| EXERCISE DETAILS |
Your task is to give the listing below back word for word, pictures excluded.

| DATA EXTRACT |
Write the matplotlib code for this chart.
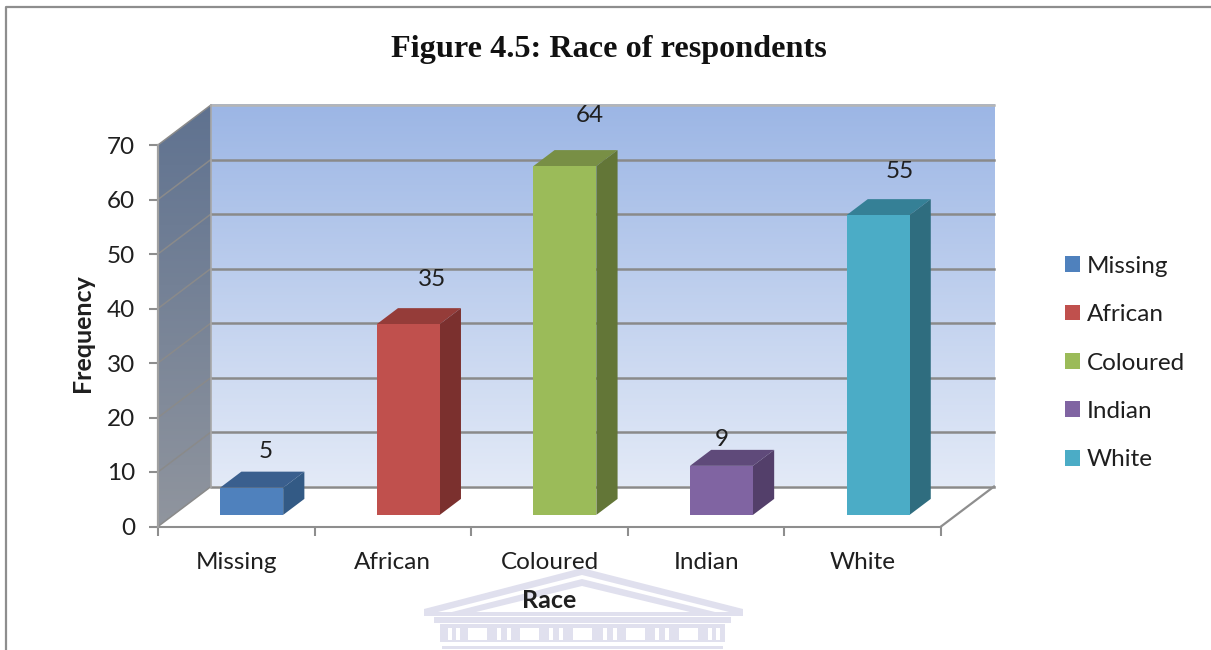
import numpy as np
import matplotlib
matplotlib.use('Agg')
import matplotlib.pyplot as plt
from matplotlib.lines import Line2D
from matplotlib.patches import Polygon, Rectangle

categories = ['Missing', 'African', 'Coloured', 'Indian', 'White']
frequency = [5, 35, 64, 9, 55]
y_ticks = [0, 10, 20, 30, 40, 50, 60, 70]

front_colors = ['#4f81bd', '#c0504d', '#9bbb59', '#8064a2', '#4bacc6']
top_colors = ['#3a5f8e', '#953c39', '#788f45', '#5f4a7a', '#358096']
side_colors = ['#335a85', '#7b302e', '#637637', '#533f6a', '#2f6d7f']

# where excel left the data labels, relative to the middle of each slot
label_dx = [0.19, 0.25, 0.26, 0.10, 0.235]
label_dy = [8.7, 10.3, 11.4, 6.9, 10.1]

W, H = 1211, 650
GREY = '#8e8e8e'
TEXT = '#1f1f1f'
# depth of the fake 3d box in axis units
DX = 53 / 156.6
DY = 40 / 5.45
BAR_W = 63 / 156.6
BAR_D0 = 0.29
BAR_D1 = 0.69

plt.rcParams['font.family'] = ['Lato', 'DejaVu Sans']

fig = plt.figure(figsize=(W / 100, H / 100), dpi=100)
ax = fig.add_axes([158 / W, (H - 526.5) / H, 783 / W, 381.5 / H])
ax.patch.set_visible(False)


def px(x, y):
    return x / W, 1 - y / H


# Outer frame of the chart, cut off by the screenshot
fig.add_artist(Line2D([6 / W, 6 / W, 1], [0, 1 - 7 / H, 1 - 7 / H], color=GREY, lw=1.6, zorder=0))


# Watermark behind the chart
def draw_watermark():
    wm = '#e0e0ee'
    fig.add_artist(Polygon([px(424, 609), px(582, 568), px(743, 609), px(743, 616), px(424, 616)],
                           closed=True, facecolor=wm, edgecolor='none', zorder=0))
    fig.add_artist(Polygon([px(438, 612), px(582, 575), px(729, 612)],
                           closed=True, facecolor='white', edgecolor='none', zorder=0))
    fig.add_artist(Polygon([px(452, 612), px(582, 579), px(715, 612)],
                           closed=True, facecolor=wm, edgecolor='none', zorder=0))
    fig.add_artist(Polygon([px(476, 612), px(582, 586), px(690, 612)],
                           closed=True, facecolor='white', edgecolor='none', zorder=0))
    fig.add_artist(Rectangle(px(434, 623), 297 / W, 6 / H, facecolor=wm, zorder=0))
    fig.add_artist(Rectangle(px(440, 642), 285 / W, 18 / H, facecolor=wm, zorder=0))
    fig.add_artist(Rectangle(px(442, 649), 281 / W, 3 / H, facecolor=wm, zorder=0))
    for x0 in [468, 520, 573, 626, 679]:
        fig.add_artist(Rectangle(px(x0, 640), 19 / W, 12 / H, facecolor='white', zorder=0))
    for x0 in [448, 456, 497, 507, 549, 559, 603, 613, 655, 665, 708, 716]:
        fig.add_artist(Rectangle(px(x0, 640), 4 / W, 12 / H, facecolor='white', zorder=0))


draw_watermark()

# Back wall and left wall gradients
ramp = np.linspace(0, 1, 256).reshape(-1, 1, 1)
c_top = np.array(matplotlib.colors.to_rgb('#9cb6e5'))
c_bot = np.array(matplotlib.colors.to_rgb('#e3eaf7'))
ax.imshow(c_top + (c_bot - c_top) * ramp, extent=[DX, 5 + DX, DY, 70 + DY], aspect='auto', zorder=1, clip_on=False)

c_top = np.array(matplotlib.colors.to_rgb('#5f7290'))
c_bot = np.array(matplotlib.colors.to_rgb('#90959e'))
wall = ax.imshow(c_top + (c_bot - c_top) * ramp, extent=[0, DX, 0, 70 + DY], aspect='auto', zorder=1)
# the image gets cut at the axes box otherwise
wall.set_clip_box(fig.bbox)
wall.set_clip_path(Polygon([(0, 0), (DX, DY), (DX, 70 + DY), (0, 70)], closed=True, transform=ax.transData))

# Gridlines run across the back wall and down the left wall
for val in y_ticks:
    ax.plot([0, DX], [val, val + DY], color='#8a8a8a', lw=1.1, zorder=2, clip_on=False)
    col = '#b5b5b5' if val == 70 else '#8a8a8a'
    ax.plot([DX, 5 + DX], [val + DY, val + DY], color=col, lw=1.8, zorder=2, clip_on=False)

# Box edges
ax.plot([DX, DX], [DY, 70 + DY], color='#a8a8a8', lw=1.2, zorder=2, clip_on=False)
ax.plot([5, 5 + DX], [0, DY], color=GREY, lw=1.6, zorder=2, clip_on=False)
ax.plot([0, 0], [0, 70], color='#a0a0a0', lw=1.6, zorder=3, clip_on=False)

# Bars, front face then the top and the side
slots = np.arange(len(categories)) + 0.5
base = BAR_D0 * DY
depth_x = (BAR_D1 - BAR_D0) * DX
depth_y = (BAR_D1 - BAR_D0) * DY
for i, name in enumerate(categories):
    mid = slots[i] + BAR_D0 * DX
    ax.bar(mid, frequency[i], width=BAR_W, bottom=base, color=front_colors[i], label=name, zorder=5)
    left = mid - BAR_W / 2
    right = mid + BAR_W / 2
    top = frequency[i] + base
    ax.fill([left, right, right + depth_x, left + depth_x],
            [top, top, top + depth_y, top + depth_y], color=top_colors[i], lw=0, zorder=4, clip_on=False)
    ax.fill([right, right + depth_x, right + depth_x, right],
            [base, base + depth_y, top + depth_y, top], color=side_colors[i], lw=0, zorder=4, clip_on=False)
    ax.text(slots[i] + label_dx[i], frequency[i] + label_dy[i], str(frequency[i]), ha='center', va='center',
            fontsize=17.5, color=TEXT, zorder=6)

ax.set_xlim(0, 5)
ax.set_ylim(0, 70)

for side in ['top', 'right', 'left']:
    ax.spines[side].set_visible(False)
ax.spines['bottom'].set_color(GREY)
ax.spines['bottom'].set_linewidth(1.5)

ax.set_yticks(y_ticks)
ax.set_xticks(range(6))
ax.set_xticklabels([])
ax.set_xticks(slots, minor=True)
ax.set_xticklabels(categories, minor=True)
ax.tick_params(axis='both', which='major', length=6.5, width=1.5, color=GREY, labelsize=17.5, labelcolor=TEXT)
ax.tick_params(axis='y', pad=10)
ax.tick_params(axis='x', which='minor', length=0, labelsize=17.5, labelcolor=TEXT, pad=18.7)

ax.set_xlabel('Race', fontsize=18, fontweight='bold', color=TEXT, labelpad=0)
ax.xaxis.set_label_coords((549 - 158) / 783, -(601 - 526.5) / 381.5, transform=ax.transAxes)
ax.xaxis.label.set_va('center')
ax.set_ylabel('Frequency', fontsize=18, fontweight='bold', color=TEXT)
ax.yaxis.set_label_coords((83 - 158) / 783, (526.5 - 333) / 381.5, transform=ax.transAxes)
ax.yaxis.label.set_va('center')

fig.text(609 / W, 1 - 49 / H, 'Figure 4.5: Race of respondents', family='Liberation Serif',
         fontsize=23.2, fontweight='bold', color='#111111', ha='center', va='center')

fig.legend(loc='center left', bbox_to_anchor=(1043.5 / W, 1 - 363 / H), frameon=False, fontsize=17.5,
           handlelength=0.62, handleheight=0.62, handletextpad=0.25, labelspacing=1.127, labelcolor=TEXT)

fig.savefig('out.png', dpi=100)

| TASK OUTPUT |
Write the matplotlib code for this chart.
import numpy as np
import matplotlib
matplotlib.use('Agg')
import matplotlib.pyplot as plt
from matplotlib.lines import Line2D
from matplotlib.patches import Polygon, Rectangle

categories = ['Missing', 'African', 'Coloured', 'Indian', 'White']
frequency = [5, 35, 64, 9, 55]
y_ticks = [0, 10, 20, 30, 40, 50, 60, 70]

front_colors = ['#4f81bd', '#c0504d', '#9bbb59', '#8064a2', '#4bacc6']
top_colors = ['#3a5f8e', '#953c39', '#788f45', '#5f4a7a', '#358096']
side_colors = ['#335a85', '#7b302e', '#637637', '#533f6a', '#2f6d7f']

# where excel left the data labels, relative to the middle of each slot
label_dx = [0.19, 0.25, 0.26, 0.10, 0.235]
label_dy = [8.7, 10.3, 11.4, 6.9, 10.1]

W, H = 1211, 650
GREY = '#8e8e8e'
TEXT = '#1f1f1f'
# depth of the fake 3d box in axis units
DX = 53 / 156.6
DY = 40 / 5.45
BAR_W = 63 / 156.6
BAR_D0 = 0.29
BAR_D1 = 0.69

plt.rcParams['font.family'] = ['Lato', 'DejaVu Sans']

fig = plt.figure(figsize=(W / 100, H / 100), dpi=100)
ax = fig.add_axes([158 / W, (H - 526.5) / H, 783 / W, 381.5 / H])
ax.patch.set_visible(False)


def px(x, y):
    return x / W, 1 - y / H


# Outer frame of the chart, cut off by the screenshot
fig.add_artist(Line2D([6 / W, 6 / W, 1], [0, 1 - 7 / H, 1 - 7 / H], color=GREY, lw=1.6, zorder=0))


# Watermark behind the chart
def draw_watermark():
    wm = '#e0e0ee'
    fig.add_artist(Polygon([px(424, 609), px(582, 568), px(743, 609), px(743, 616), px(424, 616)],
                           closed=True, facecolor=wm, edgecolor='none', zorder=0))
    fig.add_artist(Polygon([px(438, 612), px(582, 575), px(729, 612)],
                           closed=True, facecolor='white', edgecolor='none', zorder=0))
    fig.add_artist(Polygon([px(452, 612), px(582, 579), px(715, 612)],
                           closed=True, facecolor=wm, edgecolor='none', zorder=0))
    fig.add_artist(Polygon([px(476, 612), px(582, 586), px(690, 612)],
                           closed=True, facecolor='white', edgecolor='none', zorder=0))
    fig.add_artist(Rectangle(px(434, 623), 297 / W, 6 / H, facecolor=wm, zorder=0))
    fig.add_artist(Rectangle(px(440, 642), 285 / W, 18 / H, facecolor=wm, zorder=0))
    fig.add_artist(Rectangle(px(442, 649), 281 / W, 3 / H, facecolor=wm, zorder=0))
    for x0 in [468, 520, 573, 626, 679]:
        fig.add_artist(Rectangle(px(x0, 640), 19 / W, 12 / H, facecolor='white', zorder=0))
    for x0 in [448, 456, 497, 507, 549, 559, 603, 613, 655, 665, 708, 716]:
        fig.add_artist(Rectangle(px(x0, 640), 4 / W, 12 / H, facecolor='white', zorder=0))


draw_watermark()

# Back wall and left wall gradients
ramp = np.linspace(0, 1, 256).reshape(-1, 1, 1)
c_top = np.array(matplotlib.colors.to_rgb('#9cb6e5'))
c_bot = np.array(matplotlib.colors.to_rgb('#e3eaf7'))
ax.imshow(c_top + (c_bot - c_top) * ramp, extent=[DX, 5 + DX, DY, 70 + DY], aspect='auto', zorder=1, clip_on=False)

c_top = np.array(matplotlib.colors.to_rgb('#5f7290'))
c_bot = np.array(matplotlib.colors.to_rgb('#90959e'))
wall = ax.imshow(c_top + (c_bot - c_top) * ramp, extent=[0, DX, 0, 70 + DY], aspect='auto', zorder=1)
# the image gets cut at the axes box otherwise
wall.set_clip_box(fig.bbox)
wall.set_clip_path(Polygon([(0, 0), (DX, DY), (DX, 70 + DY), (0, 70)], closed=True, transform=ax.transData))

# Gridlines run across the back wall and down the left wall
for val in y_ticks:
    ax.plot([0, DX], [val, val + DY], color='#8a8a8a', lw=1.1, zorder=2, clip_on=False)
    col = '#b5b5b5' if val == 70 else '#8a8a8a'
    ax.plot([DX, 5 + DX], [val + DY, val + DY], color=col, lw=1.8, zorder=2, clip_on=False)

# Box edges
ax.plot([DX, DX], [DY, 70 + DY], color='#a8a8a8', lw=1.2, zorder=2, clip_on=False)
ax.plot([5, 5 + DX], [0, DY], color=GREY, lw=1.6, zorder=2, clip_on=False)
ax.plot([0, 0], [0, 70], color='#a0a0a0', lw=1.6, zorder=3, clip_on=False)

# Bars, front face then the top and the side
slots = np.arange(len(categories)) + 0.5
base = BAR_D0 * DY
depth_x = (BAR_D1 - BAR_D0) * DX
depth_y = (BAR_D1 - BAR_D0) * DY
for i, name in enumerate(categories):
    mid = slots[i] + BAR_D0 * DX
    ax.bar(mid, frequency[i], width=BAR_W, bottom=base, color=front_colors[i], label=name, zorder=5)
    left = mid - BAR_W / 2
    right = mid + BAR_W / 2
    top = frequency[i] + base
    ax.fill([left, right, right + depth_x, left + depth_x],
            [top, top, top + depth_y, top + depth_y], color=top_colors[i], lw=0, zorder=4, clip_on=False)
    ax.fill([right, right + depth_x, right + depth_x, right],
            [base, base + depth_y, top + depth_y, top], color=side_colors[i], lw=0, zorder=4, clip_on=False)
    ax.text(slots[i] + label_dx[i], frequency[i] + label_dy[i], str(frequency[i]), ha='center', va='center',
            fontsize=17.5, color=TEXT, zorder=6)

ax.set_xlim(0, 5)
ax.set_ylim(0, 70)

for side in ['top', 'right', 'left']:
    ax.spines[side].set_visible(False)
ax.spines['bottom'].set_color(GREY)
ax.spines['bottom'].set_linewidth(1.5)

ax.set_yticks(y_ticks)
ax.set_xticks(range(6))
ax.set_xticklabels([])
ax.set_xticks(slots, minor=True)
ax.set_xticklabels(categories, minor=True)
ax.tick_params(axis='both', which='major', length=6.5, width=1.5, color=GREY, labelsize=17.5, labelcolor=TEXT)
ax.tick_params(axis='y', pad=10)
ax.tick_params(axis='x', which='minor', length=0, labelsize=17.5, labelcolor=TEXT, pad=18.7)

ax.set_xlabel('Race', fontsize=18, fontweight='bold', color=TEXT, labelpad=0)
ax.xaxis.set_label_coords((549 - 158) / 783, -(601 - 526.5) / 381.5, transform=ax.transAxes)
ax.xaxis.label.set_va('center')
ax.set_ylabel('Frequency', fontsize=18, fontweight='bold', color=TEXT)
ax.yaxis.set_label_coords((83 - 158) / 783, (526.5 - 333) / 381.5, transform=ax.transAxes)
ax.yaxis.label.set_va('center')

fig.text(609 / W, 1 - 49 / H, 'Figure 4.5: Race of respondents', family='Liberation Serif',
         fontsize=23.2, fontweight='bold', color='#111111', ha='center', va='center')

fig.legend(loc='center left', bbox_to_anchor=(1043.5 / W, 1 - 363 / H), frameon=False, fontsize=17.5,
           handlelength=0.62, handleheight=0.62, handletextpad=0.25, labelspacing=1.127, labelcolor=TEXT)

fig.savefig('out.png', dpi=100)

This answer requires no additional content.